Customer experience is paramount

Building trust starts with delivering great customer experiences (CX). Leading brands recognize this and are constantly raising the bar and aiming to become “experience leaders”. To deliver winning CX, brands need to continuously provide highly differentiated and insight-driven engagement at each touchpoint throughout the customer journey. Customers desire experiences that are customized to meet their individual needs, yet sensitive to their levels of interest and responsive to their interactions.
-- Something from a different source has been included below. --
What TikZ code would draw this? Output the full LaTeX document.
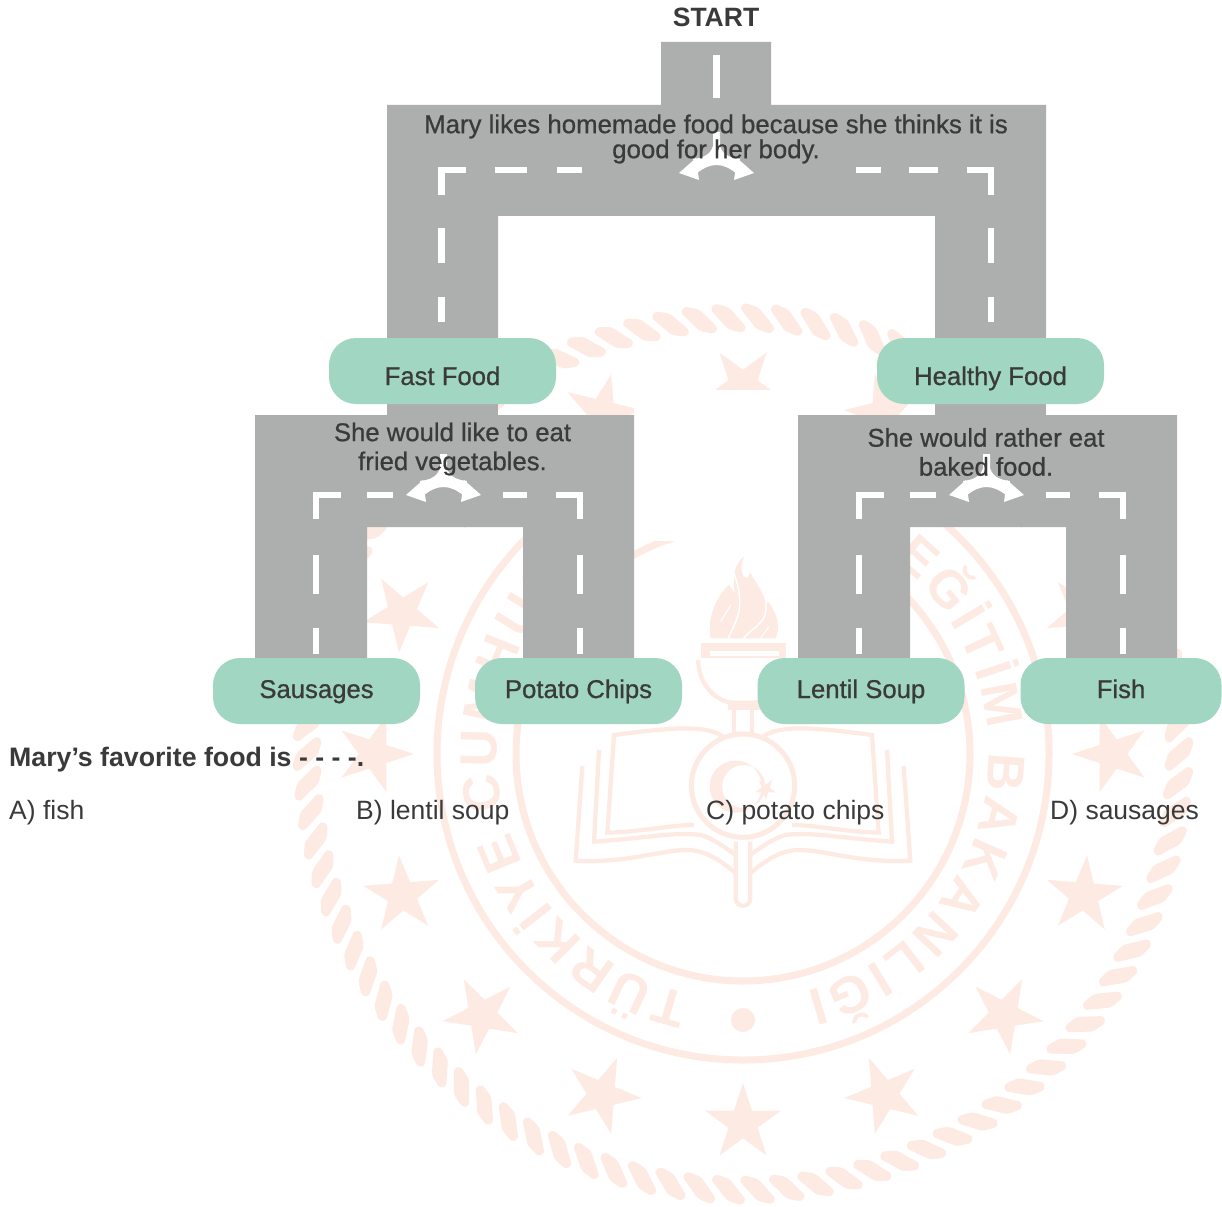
\documentclass[tikz,border=0pt]{standalone}
\usepackage{fontspec}
\setmainfont{Liberation Sans}
\newfontfamily\medf[FakeBold=0.7]{Liberation Sans}
\newfontfamily\sealf{Liberation Sans Bold}
\usetikzlibrary{decorations.text}
\definecolor{sealc}{HTML}{FDEAE2}
\definecolor{roadc}{HTML}{ADAFAE}
\definecolor{tealc}{HTML}{A0D6C2}
\definecolor{inkc}{HTML}{3A3A3A}
\tikzset{
  x=1pt,y=1pt,
  sealfill/.style={fill=sealc,draw=none},
  sealline/.style={draw=sealc,line width=4.2pt},
  road/.style={fill=roadc,draw=none},
  roadmark/.style={fill=white,draw=none},
  choice/.style={fill=tealc,draw=none,rounded corners=27pt,minimum height=66pt,inner sep=0pt,text=inkc,font=\medf\fontsize{25.7}{30}\selectfont},
  choicetop/.style={choice,minimum width=227pt,text height=46pt,text depth=18pt},
  choicelow/.style={choice,minimum width=207pt,text height=32pt,text depth=18pt},
  roadtext/.style={text=inkc,align=center,inner sep=0pt,font=\medf\fontsize{25.8}{25}\selectfont},
  plain/.style={text=inkc,inner sep=0pt,anchor=base west,font=\fontsize{26.5}{30}\selectfont},
}
\newcommand{\forkmark}[2]{%
  \begin{scope}[xshift=#1,yshift=#2]
    \fill[roadmark] (440,-454) -- (447,-454) -- (447,-468) .. controls (450,-478) and (459,-480) .. (467,-481) -- (464,-496) .. controls (457,-490) and (450,-487) .. (443.5,-487) .. controls (437,-487) and (430,-490) .. (423,-496) -- (420,-481) .. controls (428,-480) and (437,-478) .. (440,-468) -- cycle;
    \fill[roadmark] (406,-495) -- (423,-480) -- (426,-502) -- cycle;
    \fill[roadmark] (481,-495) -- (464,-480) -- (461,-502) -- cycle;
  \end{scope}}
\begin{document}
\begin{tikzpicture}
\useasboundingbox (0,0) rectangle (1222,-1206);
\fill[white] (0,0) rectangle (1222,-1206);
% ---------- seal ----------
\foreach \k in {0,...,93}{
  \pgfmathsetmacro\ang{\k*3.82979}
  \begin{scope}[shift={(743,-754)},rotate=\ang,shift={(436,0)},rotate=52]
    \fill[sealfill,rounded corners=3pt] (-20,-3.5) -- (-20,3.5) -- (-6,9) -- (20,3.5) -- (20,-3.5) -- (6,-9) -- cycle;
  \end{scope}}
\foreach \k in {0,...,15}{
  \pgfmathsetmacro\ang{270+22.5*\k}
  \begin{scope}[shift={(743,-754)},rotate=\ang,shift={(369,0)}]
    \fill[sealfill] (180:40) -- (216:15.3) -- (252:40) -- (288:15.3) -- (324:40) -- (0:15.3) -- (36:40) -- (72:15.3) -- (108:40) -- (144:15.3) -- cycle;
  \end{scope}}
\draw[sealline,line width=7pt] (743,-754) circle[radius=306];
\draw[sealline,line width=7pt] (743,-754) circle[radius=227];
\path[decorate,decoration={text along path,text align={fit to path},
   text={|\sealf\fontsize{52}{52}\selectfont\color{sealc}|TÜRKİYE CUMHURİYETİ MİLLİ EĞİTİM BAKANLIĞI}}]
   (743,-754) ++(257.5:246) arc[start angle=257.5,end angle=-75,radius=246];
\fill[sealfill] (743,-1020) circle[radius=12];
\fill[white] (634,-390) rectangle (798,-541);
% emblem, in crop coordinates about the axis x = 743
\foreach \s in {1,-1}{
  \begin{scope}[shift={(743,-520)},x=0.3333pt,y=-0.3333pt,xscale=\s]
    \draw[sealline] (-57,652) .. controls (-107,615) and (-197,620) .. (-387,645) -- (-407,938) .. controls (-297,935) and (-217,915) .. (-147,915);
    \draw[sealline] (-432,690) -- (-447,965) .. controls (-297,955) and (-207,935) .. (-127,945) .. controls (-90,955) and (-50,985) .. (-22,1005);
    \draw[sealline] (-482,738) -- (-502,1022) .. controls (-347,1030) and (-247,990) .. (-167,990) .. controls (-117,990) and (-67,1020) .. (-22,1060);
    \draw[sealline] (-135,420) .. controls (-132,500) and (-77,545) .. (-32,548) -- (0,548);
    \draw[sealline] (-28,555) -- (-28,640);
  \end{scope}}
\begin{scope}[shift={(743,-520)},x=0.3333pt,y=-0.3333pt]
  \draw[sealline,line width=5pt] (0,797) circle[radius=155];
  \draw[sealline] (-22,965) -- (-22,1135) .. controls (-22,1165) and (22,1165) .. (22,1135) -- (22,965);
  \fill[sealfill] (-125,370) rectangle (130,415);
  \fill[white] (-99,392) rectangle (108,408);
  \fill[sealfill] (-44,545) rectangle (53,570);
  \fill[sealfill,even odd rule] (-22,800) circle[radius=78] (2,800) circle[radius=65];
  \begin{scope}[shift={(68,807)}]
    \fill[sealfill] (90:33) -- (126:13) -- (162:33) -- (198:13) -- (234:33) -- (270:13) -- (306:33) -- (342:13) -- (18:33) -- (54:13) -- cycle;
  \end{scope}
  \fill[sealfill] (-97,355) .. controls (-109,290) and (-77,225) .. (-42,195) .. controls (-35,205) and (-27,215) .. (-25,225) .. controls (-27,190) and (-37,140) .. (3,110) .. controls (-12,150) and (-2,175) .. (13,175) .. controls (18,165) and (20,160) .. (23,160) .. controls (38,190) and (63,215) .. (68,255) -- (75,245) .. controls (103,280) and (113,320) .. (98,355) -- cycle;
  \draw[white,line width=1.6pt] (-44,355) .. controls (-27,310) and (13,270) .. (-27,160);
  \draw[white,line width=1.6pt] (1,355) .. controls (43,310) and (73,310) .. (68,250);
  \draw[white,line width=1pt] (-67,305) -- (-37,255);
  \draw[white,line width=1pt] (53,355) -- (78,320);
\end{scope}
% ---------- roads ----------
\fill[road] (661,-42) -- (771,-42) -- (771,-105) -- (1046,-105) -- (1046,-345) -- (935,-345) -- (935,-216) -- (498,-216) -- (498,-345) -- (387,-345) -- (387,-105) -- (661,-105) -- cycle;
\fill[road] (387,-400) rectangle (498,-416);
\fill[road] (935,-400) rectangle (1046,-416);
\foreach \dx in {0,543}{
  \begin{scope}[xshift=\dx]
    \fill[road] (255,-415) -- (634,-415) -- (634,-662) -- (523,-662) -- (523,-527) -- (367,-527) -- (367,-662) -- (255,-662) -- cycle;
    \fill[roadmark] (313,-492) rectangle (341,-498);
    \fill[roadmark] (313,-492) rectangle (319,-519);
    \fill[roadmark] (367,-492) rectangle (393,-498);
    \fill[roadmark] (503,-492) rectangle (527,-498);
    \fill[roadmark] (556,-492) rectangle (583,-498);
    \fill[roadmark] (577,-492) rectangle (583,-519);
    \fill[roadmark] (313,-555) rectangle (319,-594);
    \fill[roadmark] (313,-628) rectangle (319,-654);
    \fill[roadmark] (577,-555) rectangle (583,-594);
    \fill[roadmark] (577,-628) rectangle (583,-654);
  \end{scope}}
\fill[roadmark] (713,-55) rectangle (720,-98);
\fill[roadmark] (438,-167) rectangle (466,-173);
\fill[roadmark] (438,-167) rectangle (445,-195);
\fill[roadmark] (495,-167) rectangle (527,-173);
\fill[roadmark] (557,-167) rectangle (582,-173);
\fill[roadmark] (856,-167) rectangle (881,-173);
\fill[roadmark] (909,-167) rectangle (938,-173);
\fill[roadmark] (967,-167) rectangle (994,-173);
\fill[roadmark] (988,-167) rectangle (994,-195);
\fill[roadmark] (438,-228) rectangle (445,-263);
\fill[roadmark] (438,-297) rectangle (445,-322);
\fill[roadmark] (988,-228) rectangle (994,-263);
\fill[roadmark] (988,-297) rectangle (994,-322);
\forkmark{273}{322}
\forkmark{0}{0}
\forkmark{543}{0}
% ---------- texts ----------
\node[plain,anchor=base,font=\bfseries\fontsize{26.5}{30}\selectfont] (start) at (716,-27) {START};
\node[roadtext] (q1) at (716,-139) {Mary likes homemade food because she thinks it is\\good for her body.};
\node[roadtext,font=\medf\fontsize{25.7}{29}\selectfont] (q2) at (452.5,-449) {She would like to eat\\ fried vegetables.};
\node[roadtext,font=\medf\fontsize{25.7}{29}\selectfont] (q3) at (986,-452) {She would rather eat\\baked food.};
\node[choicetop] (fast) at (442.5,-371) {Fast Food};
\node[choicetop] (healthy) at (990.5,-371) {Healthy Food};
\node[choicelow] (saus) at (316.5,-691) {Sausages};
\node[choicelow] (chips) at (578.5,-691) {Potato Chips};
\node[choicelow] (soup) at (861,-691) {Lentil Soup};
\node[choicelow,minimum width=201pt] (fish) at (1121,-691) {Fish};
\node[plain,font=\bfseries\fontsize{26.7}{30}\selectfont] (ask) at (9,-766) {Mary’s favorite food is - - - -.};
\node[plain] (a) at (9,-819) {A) fish};
\node[plain] (b) at (356,-819) {B) lentil soup};
\node[plain] (c) at (706,-819) {C) potato chips};
\node[plain] (d) at (1050,-819) {D) sausages};
\end{tikzpicture}
\end{document}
Organizations recognize the value of CX and are making huge investments in this area, yet few have managed to deliver outstanding value and superior CX. There are five common challenges:

  • Lack of a unified view of customers across products and channels, affecting CX and sales
  • Lack of integration across channels, leading to inconsistent offers to customers
  • Inability to target individuals for personalized engagements as systems were designed for mass marketing
  • Inability to create value propositions that make sense to customers, preventing brands from offering relevant, value-adding products and services to meet their needs
  • Product performance reporting that is periodic and too slow for brands to react in time to meet customer expectations

These challenges underline the need for a fundamental shift toward listening to what customers value beyond mere communication of the brand story. 


A new way to measure CX 

Truly listening to customers will require a rethink of how CX is measured and used to inform actions. It is therefore imperative for brands to measure actual customer perceptions and behaviors beyond intentions.

Traditionally, CX is measured by surveys or direct feedback. In today’s fast-paced environment, these measurements are no longer sufficient as they are conducted at few touchpoints and infrequently. This results in sampling and response biases that may render results unactionable. In addition, most common CX measurement systems, such as customer satisfaction surveys and net promoter score, measure intentions that are disconnected from actual behaviors. While these measurements are good indicators, they do not sufficiently predict customer future value and actual customer behaviors.